Maggie Hess

"I am up for anything!"


The main feature of PANinA that attracted Maggie is the opportunity to develop her skills with nonviolent communication. She wants to live the dream of peace in her thoughts and actions in order to embody the distinction between propeace and antiwar without “waving an ideological flag.” Maggie strives to develop community through meaningful acts of love. She enjoys the celebration of diversity, the art of story, and sitting around the campfire drinking hot cider. “That sort of thing sustains me and keeps me alive.”

Maggie is the youngest of five children; she has two sisters, a brother, and a transgendered sibling. She has a tradition of Quakerism in her family, but she is interested in exploring Unitarian Universalism. Maggie currently lives with her mother, with whom she has lived off and on since childhood, but she says, “I’m ready to spread my wings more,” so she is applying to live as a friend's teacher on her farm in southwestern Virginia. Maggie does volunteer work at her local Land Trust and with the Appalachian Peace Education Center (APEC), and she worked at the William Penn House in Washington, DC, five bocks from the Capitol.
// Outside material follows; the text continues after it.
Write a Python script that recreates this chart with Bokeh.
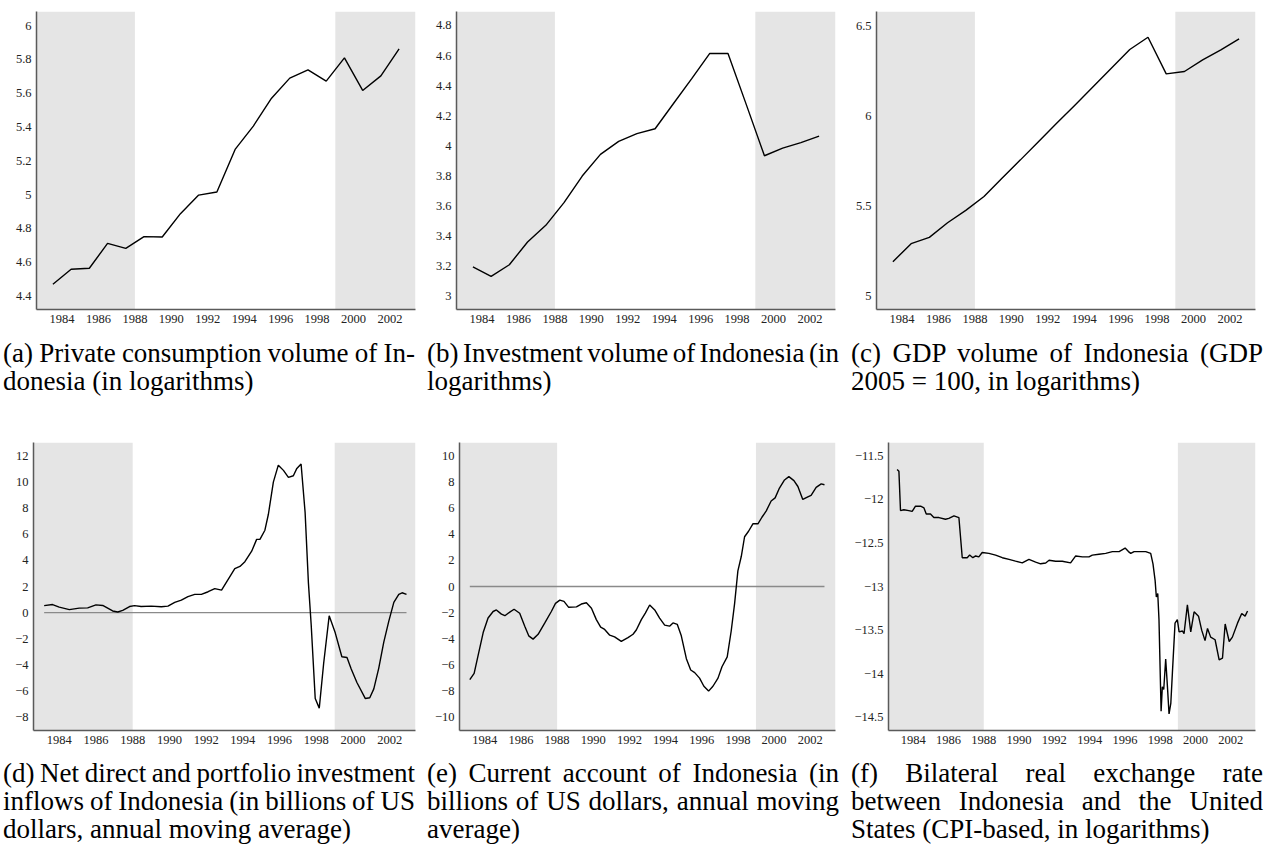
from bokeh.plotting import figure
from bokeh.models import (Range1d, FixedTicker, CustomJSTickFormatter, BoxAnnotation, Div)
from bokeh.layouts import column, row
from bokeh.embed import file_html
from bokeh.resources import INLINE

# ---------------- data ----------------
years_annual = [1983.5, 1984.5, 1985.5, 1986.5, 1987.5, 1988.5, 1989.5, 1990.5, 1991.5, 1992.5,
                1993.5, 1994.5, 1995.5, 1996.5, 1997.5, 1998.5, 1999.5, 2000.5, 2001.5, 2002.5]
consumption = [4.469, 4.558, 4.564, 4.711, 4.682, 4.751, 4.749, 4.887, 4.997, 5.015,
               5.267, 5.405, 5.570, 5.689, 5.738, 5.671, 5.809, 5.616, 5.702, 5.862]
investment = [3.193, 3.131, 3.208, 3.359, 3.470, 3.621, 3.798, 3.942, 4.029, 4.080,
              4.113, 4.279, 4.445, 4.614, 4.614, 4.275, 3.933, 3.984, 4.020, 4.064]
gdp = [5.190, 5.290, 5.325, 5.406, 5.475, 5.552, 5.654, 5.755, 5.857, 5.959,
       6.060, 6.162, 6.265, 6.367, 6.435, 6.232, 6.245, 6.310, 6.365, 6.426]

inflow_years = [1983.18, 1983.64, 1984.00, 1984.55, 1985.09, 1985.55, 1986.00, 1986.37, 1986.91, 1987.19,
                1987.46, 1987.83, 1988.10, 1988.46, 1989.01, 1989.56, 1989.92, 1990.29, 1990.65, 1991.01,
                1991.38, 1991.74, 1992.11, 1992.47, 1992.84, 1993.20, 1993.56, 1993.84, 1994.11, 1994.48,
                1994.75, 1994.93, 1995.20, 1995.39, 1995.66, 1995.93, 1996.21, 1996.48, 1996.75, 1996.94,
                1997.17, 1997.39, 1997.57, 1997.72, 1997.94, 1998.16, 1998.40, 1998.70, 1999.03, 1999.39,
                1999.67, 1999.90, 2000.21, 2000.67, 2000.91, 2001.13, 2001.40, 2001.67, 2001.94, 2002.22,
                2002.49, 2002.67, 2002.91]
inflow_vals = [0.54, 0.62, 0.42, 0.23, 0.35, 0.37, 0.60, 0.55, 0.13, 0.05,
               0.18, 0.47, 0.54, 0.47, 0.50, 0.45, 0.50, 0.79, 0.96, 1.23,
               1.40, 1.40, 1.60, 1.84, 1.72, 2.55, 3.36, 3.53, 3.90, 4.70,
               5.60, 5.60, 6.30, 7.52, 9.97, 11.27, 10.87, 10.34, 10.46, 11.02,
               11.36, 7.64, 2.26, -0.92, -6.55, -7.29, -3.86, -0.24, -1.54, -3.37,
               -3.42, -4.30, -5.33, -6.56, -6.50, -5.82, -4.23, -2.27, -0.68, 0.79,
               1.40, 1.52, 1.40]

ca_years = [1983.17, 1983.41, 1983.63, 1983.91, 1984.18, 1984.46, 1984.64, 1984.92, 1985.11, 1985.38,
            1985.62, 1985.93, 1986.21, 1986.43, 1986.67, 1986.95, 1987.32, 1987.68, 1987.91, 1988.15,
            1988.38, 1988.64, 1989.07, 1989.34, 1989.62, 1989.90, 1990.17, 1990.41, 1990.63, 1990.91,
            1991.18, 1991.55, 1991.92, 1992.20, 1992.38, 1992.66, 1992.88, 1993.12, 1993.40, 1993.67,
            1993.95, 1994.22, 1994.41, 1994.65, 1994.87, 1995.15, 1995.39, 1995.61, 1995.88, 1996.12,
            1996.38, 1996.62, 1996.90, 1997.12, 1997.41, 1997.63, 1997.82, 1998.00, 1998.19, 1998.37,
            1998.59, 1998.83, 1999.11, 1999.33, 1999.57, 1999.84, 2000.06, 2000.30, 2000.58, 2000.82,
            2001.10, 2001.32, 2001.59, 2001.87, 2002.05, 2002.33, 2002.61, 2002.79]
ca_vals = [-7.12, -6.63, -5.26, -3.52, -2.41, -1.91, -1.79, -2.11, -2.23, -1.96,
           -1.74, -2.04, -3.03, -3.77, -4.02, -3.65, -2.78, -1.91, -1.29, -1.04,
           -1.14, -1.59, -1.56, -1.34, -1.24, -1.66, -2.53, -3.10, -3.28, -3.72,
           -3.85, -4.19, -3.90, -3.65, -3.32, -2.53, -2.03, -1.41, -1.79, -2.41,
           -2.95, -3.03, -2.78, -2.90, -3.77, -5.51, -6.38, -6.58, -7.00, -7.62,
           -7.99, -7.62, -7.00, -6.13, -5.38, -3.40, -1.29, 1.19, 2.31, 3.80,
           4.22, 4.79, 4.79, 5.29, 5.78, 6.53, 6.77, 7.52, 8.14, 8.39,
           8.09, 7.64, 6.65, 6.85, 6.97, 7.57, 7.84, 7.77]

rer_years = [1983.09, 1983.19, 1983.28, 1983.47, 1983.75, 1983.94, 1984.13, 1984.42, 1984.61, 1984.74,
             1984.98, 1985.17, 1985.46, 1985.83, 1986.02, 1986.31, 1986.59, 1986.78, 1987.06, 1987.20,
             1987.38, 1987.54, 1987.72, 1987.91, 1988.29, 1988.67, 1989.05, 1989.43, 1989.80, 1990.18,
             1990.56, 1990.94, 1991.22, 1991.51, 1991.70, 1992.07, 1992.45, 1992.92, 1993.21, 1993.59,
             1993.96, 1994.15, 1994.53, 1994.91, 1995.29, 1995.67, 1996.01, 1996.20, 1996.33, 1996.52,
             1996.80, 1997.18, 1997.46, 1997.59, 1997.71, 1997.78, 1997.86, 1997.93, 1998.05, 1998.12,
             1998.20, 1998.31, 1998.41, 1998.50, 1998.60, 1998.69, 1998.84, 1998.97, 1999.07, 1999.26,
             1999.35, 1999.54, 1999.73, 1999.92, 2000.17, 2000.35, 2000.54, 2000.68, 2000.86, 2001.11,
             2001.34, 2001.53, 2001.68, 2001.91, 2002.09, 2002.38, 2002.62, 2002.81, 2002.95]
rer_vals = [-11.66, -11.68, -12.13, -12.12, -12.13, -12.14, -12.08, -12.08, -12.10, -12.17,
            -12.17, -12.21, -12.21, -12.23, -12.22, -12.19, -12.21, -12.67, -12.67, -12.64,
            -12.67, -12.65, -12.66, -12.61, -12.62, -12.64, -12.67, -12.69, -12.71, -12.73,
            -12.69, -12.72, -12.74, -12.73, -12.70, -12.71, -12.71, -12.73, -12.65, -12.66,
            -12.66, -12.64, -12.63, -12.62, -12.60, -12.60, -12.56, -12.60, -12.62, -12.60,
            -12.60, -12.60, -12.62, -12.74, -12.93, -13.12, -13.08, -13.38, -14.43, -14.15,
            -14.18, -13.83, -14.15, -14.46, -14.34, -13.99, -13.42, -13.38, -13.52, -13.51,
            -13.54, -13.21, -13.52, -13.29, -13.34, -13.50, -13.62, -13.48, -13.58, -13.61,
            -13.84, -13.82, -13.43, -13.63, -13.58, -13.42, -13.31, -13.34, -13.28]

x_ticks = [1984, 1986, 1988, 1990, 1992, 1994, 1996, 1998, 2000, 2002]
yticks_a = [4.4, 4.6, 4.8, 5, 5.2, 5.4, 5.6, 5.8, 6]
yticks_b = [3, 3.2, 3.4, 3.6, 3.8, 4, 4.2, 4.4, 4.6, 4.8]
yticks_c = [5, 5.5, 6, 6.5]
yticks_d = [-8, -6, -4, -2, 0, 2, 4, 6, 8, 10, 12]
yticks_e = [-10, -8, -6, -4, -2, 0, 2, 4, 6, 8, 10]
yticks_f = [-14.5, -14, -13.5, -13, -12.5, -12, -11.5]

shade_end_first = 1988
shade_start_second = 1999
x_start, x_end = 1982.6, 2003.4

captions = {
    "a": ["(a) Private consumption volume of In-", "donesia (in logarithms)"],
    "b": ["(b) Investment volume of Indonesia (in", "logarithms)"],
    "c": ["(c) GDP volume of Indonesia (GDP", "2005 = 100, in logarithms)"],
    "d": ["(d) Net direct and portfolio investment", "inflows of Indonesia (in billions of US",
          "dollars, annual moving average)"],
    "e": ["(e) Current account of Indonesia (in", "billions of US dollars, annual moving", "average)"],
    "f": ["(f) Bilateral real exchange rate", "between Indonesia and the United",
          "States (CPI-based, in logarithms)"],
}

SERIF = "Liberation Serif"
SHADE = "#e5e5e5"
AXIS = "#5a5a5a"

fmt_code = "return String(tick).replace('-', '\\u2212');"


def panel(xs, ys, y_rng, yticks, borders, zero=False):
    left, right, top, bottom = borders
    p = figure(width=424, height=330, output_backend="svg", toolbar_location=None,
               x_range=Range1d(x_start, x_end), y_range=Range1d(*y_rng),
               min_border_left=left, min_border_right=right,
               min_border_top=top, min_border_bottom=bottom)
    p.outline_line_color = None
    p.grid.visible = False
    p.background_fill_color = "white"
    p.border_fill_color = "white"
    p.add_layout(BoxAnnotation(left=x_start, right=shade_end_first, fill_color=SHADE,
                               fill_alpha=1.0, line_color=None, level="underlay"))
    p.add_layout(BoxAnnotation(left=shade_start_second, right=x_end, fill_color=SHADE,
                               fill_alpha=1.0, line_color=None, level="underlay"))
    if zero:
        p.line([xs[0], xs[-1]], [0, 0], line_color="#8a8a8a", line_width=1.3)
    p.line(xs, ys, line_color="black", line_width=1.4)
    for ax, ticks in ((p.xaxis[0], x_ticks), (p.yaxis[0], yticks)):
        ax.ticker = FixedTicker(ticks=ticks)
        ax.formatter = CustomJSTickFormatter(code=fmt_code)
        ax.axis_line_color = AXIS
        ax.axis_line_width = 1.5
        ax.major_tick_out = 0
        ax.major_tick_in = 0
        ax.minor_tick_out = 0
        ax.minor_tick_in = 0
        ax.major_label_text_font = SERIF
        ax.major_label_text_font_size = "12.5px"
        ax.major_label_text_color = "#222222"
        ax.major_label_standoff = 5
    return p


def caption(lines, height):
    parts = []
    for i, ln in enumerate(lines):
        if i < len(lines) - 1:
            parts.append('<div style="text-align:justify;text-align-last:justify;word-spacing:-3px">%s</div>' % ln)
        else:
            parts.append('<div style="text-align:left">%s</div>' % ln)
    html = ('<div style="font-family:\'Liberation Serif\',\'Times New Roman\',serif;font-size:27px;'
            'line-height:28px;color:#000;padding:9px 9px 0 3px;width:412px;box-sizing:content-box">'
            + "".join(parts) + '</div>')
    return Div(text=html, width=424, height=height, margin=0)


pa = panel(years_annual, consumption, (4.32, 6.083), yticks_a, (36, 9, 11, 21))
pb = panel(years_annual, investment, (2.91, 4.893), yticks_b, (32, 13, 11, 21))
pc = panel(years_annual, gdp, (4.925, 6.578), yticks_c, (28, 17, 11, 21))
pd = panel(inflow_years, inflow_vals, (-9, 13), yticks_d, (33, 9, 10, 20), zero=True)
pe = panel(ca_years, ca_vals, (-11, 11), yticks_e, (35, 13, 15, 19), zero=True)
pf = panel(rer_years, rer_vals, (-14.65, -11.35), yticks_f, (40, 17, 22, 19))

layout = column(
    row(pa, pb, pc, spacing=0),
    row(caption(captions["a"], 90), caption(captions["b"], 90), caption(captions["c"], 90), spacing=0),
    row(pd, pe, pf, spacing=0),
    row(caption(captions["d"], 98), caption(captions["e"], 98), caption(captions["f"], 98), spacing=0),
    spacing=0,
)

open("out.html", "w").write(file_html(layout, INLINE))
A recurring theme in Maggie’s poetry is the peace that can be found in the routine parts of life. She loves the natural world, so she resonates with the way in which respecting it and even worshiping it is such an integral piece of the peace puzzle. She also recognizes the fundamental importance of developing peace within; she says, “I want to overcome the abuse that I have experienced without being a ‘victim’.”